= The Garden Party (short story) =

Short story by Katherine Mansfield

"The Garden Party" is a 1922 short story by Katherine Mansfield. It was first published (as "The Garden-Party") in three parts in the Saturday Westminster Gazette on 4 and 11 February 1922, and the Weekly Westminster Gazette on 18 February 1922. It later appeared in The Garden Party and Other Stories. Its luxurious setting is based on Mansfield's childhood home at 133 Tinakori Road (originally numbered 75), the second of three houses in Thorndon, Wellington that her family lived in.

==Summary==

The wealthy Sheridan family are preparing themselves to host a garden party. Laura is charged with commanding the workers on the placement of the marquee. Her "superior" air quickly disintegrates into an admiration for the workingmen, with whom she feels a personal connection. Laura's mother, Mrs. Sheridan, has ordered masses of lilies, to both their delight. Laura's sisters, Meg and Jose, and their servant Hans, move furniture around to accommodate the piano. Jose tests the piano, and then sings a song in case she is asked to do so again later. After surveying the food in the kitchen, Laura and Jose learn that their working-class neighbour Mr. Scott has died just outside their gate. While Laura believes the party should be called off, neither Jose nor their mother agrees. After catching herself in the mirror wearing a new hat, Laura eases her conscience by deciding to forget the matter until the party is over. When the evening comes, and the family is sitting underneath the marquee, Mrs. Sheridan tells Laura to take a basket full of leftovers to the Scotts' house. Laura is led into the poor neighbours' house by Mrs. Scott's sister, sees the pitiable figure of the widow, and is led to the late husband's corpse. Here, Laura is intrigued by the peacefulness of the dead man's face, and she finds his face in death just as beautiful as life as she knows it. Having fled the house, Laura meets her brother Laurie at the corner of the lane. She finds herself burdened by emotion, saying "Isn't life-" but unable to finish the sentence. Her brother replies by saying, "Isn't it, darling?"

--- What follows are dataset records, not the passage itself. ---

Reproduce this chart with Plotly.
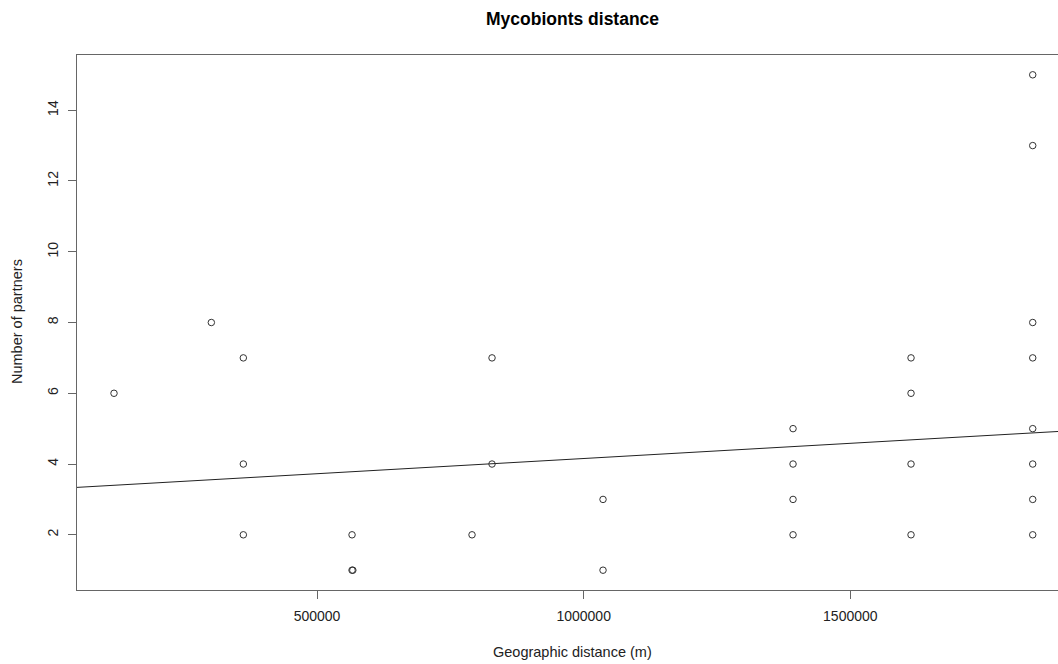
import plotly.graph_objects as go

# Data
distance_m = [119400, 301900, 361900, 361900, 361900,
              565700, 565700, 567200, 790700, 828200, 828200,
              1036300, 1036300,
              1392600, 1392600, 1392600, 1392600,
              1613800, 1613800, 1613800, 1613800,
              1842000, 1842000, 1842000, 1842000, 1842000, 1842000, 1842000, 1842000]
partners = [6, 8, 7, 4, 2,
            2, 1, 1, 2, 7, 4,
            3, 1,
            5, 4, 3, 2,
            7, 6, 4, 2,
            15, 13, 8, 7, 5, 4, 3, 2]

fit_intercept = 3.297
fit_slope = 8.59e-7

x_ticks = [500000, 1000000, 1500000]
y_ticks = [2, 4, 6, 8, 10, 12, 14]

x_range = [50000, 1889400]
y_range = [0.44, 15.56]

W, H = 1058, 664
L, R, T, B = 77, 0, 55, 74

line_x = [x_range[0] - 100000, x_range[1] + 100000]
line_y = [fit_intercept + fit_slope * v for v in line_x]

fig = go.Figure()
fig.add_trace(go.Scatter(x=line_x, y=line_y, mode="lines",
                         line=dict(color="#222222", width=1), hoverinfo="skip"))
fig.add_trace(go.Scatter(x=distance_m, y=partners, mode="markers",
                         marker=dict(symbol="circle-open", size=6.5,
                                     color="#333333", line=dict(width=1))))

font_family = "Liberation Sans, Arial, sans-serif"
axis_color = "#666666"

fig.update_layout(
    width=W, height=H,
    margin=dict(l=L, r=R, t=T, b=B),
    paper_bgcolor="white", plot_bgcolor="white",
    showlegend=False,
    font=dict(family=font_family, size=14, color="#222222"),
    xaxis=dict(range=x_range, tickvals=x_ticks, ticktext=[str(v) for v in x_ticks],
               showgrid=False, zeroline=False,
               showline=True, mirror=True, linecolor=axis_color, linewidth=1,
               ticks="outside", ticklen=8, tickcolor=axis_color, tickwidth=1,
               ticklabelstandoff=5,
               tickfont=dict(size=14, color="#222222")),
    yaxis=dict(range=y_range, tickvals=y_ticks, ticktext=[str(v) for v in y_ticks],
               showgrid=False, zeroline=False,
               showline=True, mirror=False, linecolor=axis_color, linewidth=1,
               ticks="outside", ticklen=8, tickcolor=axis_color, tickwidth=1,
               ticklabelstandoff=4,
               tickangle=-90, tickfont=dict(size=14, color="#222222")),
    annotations=[
        dict(text="<b>Mycobionts distance</b>", xref="paper", yref="paper",
             x=(572 - L) / (W - L - R), y=1 + (T - 19) / (H - T - B),
             xanchor="center", yanchor="middle", showarrow=False,
             font=dict(size=17.5, color="#000000", family=font_family)),
        dict(text="Geographic distance (m)", xref="paper", yref="paper",
             x=(572 - L) / (W - L - R), y=-(652 - (H - B)) / (H - T - B),
             xanchor="center", yanchor="middle", showarrow=False,
             font=dict(size=14.5, color="#222222", family=font_family)),
        dict(text="Number of partners", xref="paper", yref="paper",
             x=(17 - L) / (W - L - R), y=((H - B) - 322) / (H - T - B),
             xanchor="center", yanchor="middle", showarrow=False, textangle=-90,
             font=dict(size=14.5, color="#222222", family=font_family)),
    ],
)

fig.write_html("out.html")
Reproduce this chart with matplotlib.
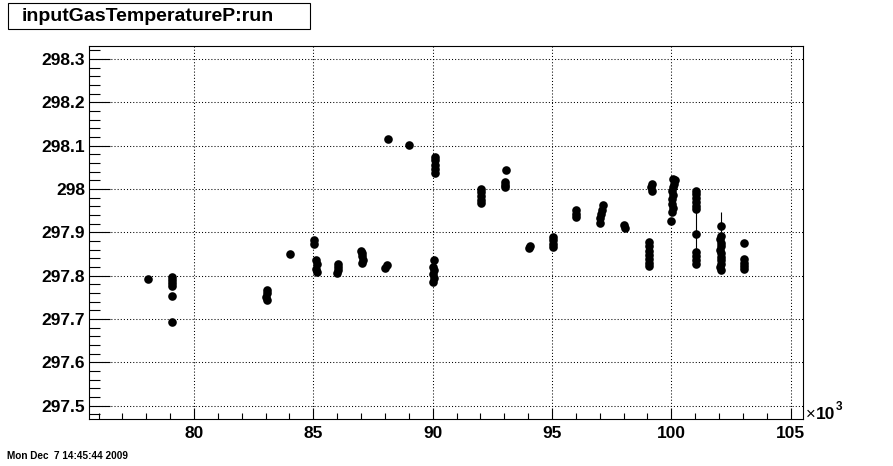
"""Scatter of inputGasTemperatureP versus run number (ROOT-style canvas)."""
import matplotlib

matplotlib.use("Agg")
import matplotlib.pyplot as plt
from matplotlib.patches import Rectangle
from matplotlib.ticker import FuncFormatter, MultipleLocator

plt.rcParams["font.family"] = ["Liberation Sans", "DejaVu Sans"]

TITLE = "inputGasTemperatureP:run"
DATE_STAMP = "Mon Dec  7 14:45:44 2009"

# run number, gas temperature (grouped by run)
RUNS = [
    78090,
    79060, 79070, 79060, 79070, 79080, 79070,
    83050, 83040, 83030, 83040,
    84030,
    85030, 85030, 85130, 85140, 85130, 85140,
    86020, 86030, 86020, 86010,
    86980, 87020, 87060, 87070, 87060,
    88000, 88080, 88140,
    89020,
    90100, 90110, 90100, 90110, 90100,
    90050, 90030, 90050, 90020, 90040, 90030,
    92020, 92030, 92020, 92020, 92030,
    93070, 93020, 93050, 93040,
    94080, 94050,
    95050, 95050, 95060, 95050,
    96000, 96010, 96000,
    97150, 97100, 97050, 97020, 97020,
    98030, 98040,
    99170, 99160, 99170,
    99060, 99070, 99060, 99060, 99070, 99060, 99060,
    100060, 100150, 100100, 100060, 100030, 100060, 100020, 100040, 100060,
    100030, 99990,
    101020, 101020, 101030, 101020, 101030, 101020,
    101050,
    101030, 101020, 101030, 101020,
    102080, 102070, 102040, 102100, 102080, 102040, 102070, 102100, 102060,
    102080, 102050, 102070,
    103040, 103030, 103040, 103030, 103040,
]
TEMPS = [
    297.792,
    297.797, 297.790, 297.783, 297.776, 297.753, 297.693,
    297.768, 297.760, 297.750, 297.745,
    297.849,
    297.882, 297.872, 297.836, 297.826, 297.816, 297.808,
    297.828, 297.820, 297.812, 297.806,
    297.858, 297.852, 297.845, 297.836, 297.830,
    297.818, 297.824, 298.115,
    298.101,
    298.074, 298.066, 298.056, 298.046, 298.038,
    297.836, 297.820, 297.812, 297.803, 297.795, 297.786,
    298.000, 297.992, 297.984, 297.975, 297.968,
    298.045, 298.017, 298.010, 298.005,
    297.869, 297.863,
    297.890, 297.882, 297.874, 297.867,
    297.951, 297.943, 297.935,
    297.962, 297.952, 297.942, 297.932, 297.922,
    297.917, 297.910,
    298.012, 298.004, 297.996,
    297.878, 297.868, 297.858, 297.848, 297.838, 297.829, 297.822,
    298.024, 298.020, 298.012, 298.004, 297.995, 297.986, 297.976, 297.966,
    297.956, 297.947, 297.927,
    297.996, 297.988, 297.979, 297.970, 297.961, 297.953,
    297.896,
    297.855, 297.846, 297.837, 297.828,
    297.915, 297.892, 297.884, 297.876, 297.868, 297.860, 297.852, 297.844,
    297.836, 297.828, 297.820, 297.812,
    297.876, 297.838, 297.830, 297.822, 297.815,
]

# thin vertical strokes seen through runs 101 and 102
LINE_RUNS = [101050, 102070]
LINE_LO = [297.84, 297.83]
LINE_HI = [297.975, 297.948]

X_LIM = (75614, 105528)
Y_LIM = (297.4686, 298.3307)


def main():
    fig = plt.figure(figsize=(8.93, 4.66), dpi=100)
    fig.patch.set_facecolor("white")
    ax = fig.add_axes([89.3 / 893, 1 - 419.3 / 466, (803.3 - 89.3) / 893, (419.3 - 45.7) / 466])

    ax.plot(RUNS, TEMPS, linestyle="none", marker="o", markersize=6.2,
            markeredgewidth=0, color="black", zorder=3)
    ax.vlines(LINE_RUNS, LINE_LO, LINE_HI, color="black", linewidth=0.8, zorder=3)

    ax.set_xlim(*X_LIM)
    ax.set_ylim(*Y_LIM)

    ax.xaxis.set_major_locator(MultipleLocator(5000))
    ax.xaxis.set_minor_locator(MultipleLocator(1000))
    ax.yaxis.set_major_locator(MultipleLocator(0.1))
    ax.yaxis.set_minor_locator(MultipleLocator(0.02))
    ax.xaxis.set_major_formatter(FuncFormatter(lambda v, _: f"{v / 1000:g}"))
    ax.yaxis.set_major_formatter(FuncFormatter(lambda v, _: f"{round(v, 1):g}"))

    ax.tick_params(axis="both", which="both", direction="in", top=False, right=False,
                   width=0.8, color="black")
    ax.tick_params(axis="x", which="major", length=8, pad=5)
    ax.tick_params(axis="x", which="minor", length=4.3)
    ax.tick_params(axis="y", which="major", length=15, pad=3)
    ax.tick_params(axis="y", which="minor", length=7.9)
    for lab in ax.get_xticklabels() + ax.get_yticklabels():
        lab.set_fontsize(12.5)
        lab.set_fontweight("bold")

    ax.grid(True, which="major", color="black", linewidth=0.75, linestyle=(0, (1, 2)))
    ax.set_axisbelow(True)
    for sp in ax.spines.values():
        sp.set_linewidth(0.8)
        sp.set_color("black")

    # x10^3 exponent next to the x axis end
    ax.text(1.004, 0.0, "\u00d7", transform=ax.transAxes, fontsize=12,
            ha="left", va="baseline")
    ax.text(1.017, 0.0, "10", transform=ax.transAxes, fontsize=12.5,
            fontweight="bold", ha="left", va="baseline")
    ax.text(1.045, 0.026, "3", transform=ax.transAxes, fontsize=8.5,
            fontweight="bold", ha="left", va="baseline")

    # title box in the top-left corner
    fig.patches.append(Rectangle((8 / 893, 1 - 29 / 466), 302 / 893, 26 / 466,
                                 transform=fig.transFigure, facecolor="white",
                                 edgecolor="black", linewidth=0.8))
    fig.text(22 / 893, 1 - 16.5 / 466, TITLE, fontsize=14, fontweight="bold",
             ha="left", va="center")

    fig.text(7 / 893, 1 - 459 / 466, DATE_STAMP, fontsize=7.2, fontweight="bold",
             ha="left", va="baseline")

    fig.savefig("out.png", dpi=100)
    plt.close(fig)


if __name__ == "__main__":
    main()
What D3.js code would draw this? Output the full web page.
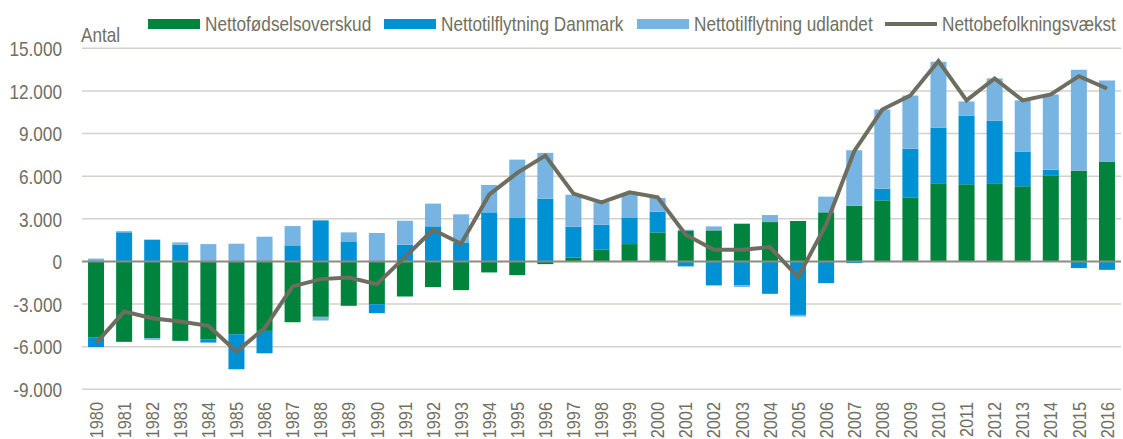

== Characters in "The Garden Party" ==

- Laura Sheridan: Mrs. Sheridan's daughter (and the story's protagonist)
- Mrs. Sheridan: Mr. Sheridan's wife and mother of Laura, Laurie, Meg, and Jose. She is in charge of the household and relinquishes charge of the garden party to Laura.
- Laurie Sheridan: Laura's brother
- The workers: Who put up a marquee in the garden
- Mr. Sheridan: Mrs. Sheridan's husband and father of Laura, Laurie, Meg, and Jose. On the day of the party, he goes to work, but joins the party later that evening.
- Meg Sheridan: A second daughter
- Jose Sheridan: A third daughter
- Kitty Maitland: A friend of Laura and a party guest
- Sadie: A female house servant
- Hans: A male house servant
- The florist: Who delivers lilies ordered by Mrs. Sheridan
- Cook: a cook
- Mr. Scott: A working-class neighbour who has just died
- Em Scott: The deceased's widow
- Em's sister

== Major themes ==

Class consciousness. Laura feels a certain sense of kinship with the workers and again with the Scotts. An omniscient narrator also explains that, as children, Laura, Jose, Meg, and Laurie were not allowed to go near the poor neighbours' dwellings, which spoil their vista.

Illusion versus reality. Laura is stuck in a world of high-class housing, food, family, and garden parties. She then discovers her neighbour from a lower class has died and she clicks back to reality upon discovering death.

Sensitivity and insensitivity. The Sheridans hold their garden party, as planned, complete with a band playing music. Laura questions whether this will be appropriate, discovering the death of their neighbour only a few hours earlier.

Death and life. The writer handles the theme of death and life in the short story. Laura's realization that life is simply marvellous shows death of human beings in a positive light. Death and life co-exist, and death seems to Laura merely a sound sleep far away from troubles in human life.

== References to other works ==

- The names Meg, Jose, and Laurie may be related to Louisa May Alcott's 1868 novel Little Women.
- The characters are also used in Mansfield's 1921 short story "Her First Ball".
- The events of the story can be interpreted as mirroring the Greek myth of Persephone.

== Literary significance ==

The text is written in the modernist mode, without a set structure, and with many shifts in the narrative. Mansfield was seen as one of the prime innovators of the short story form.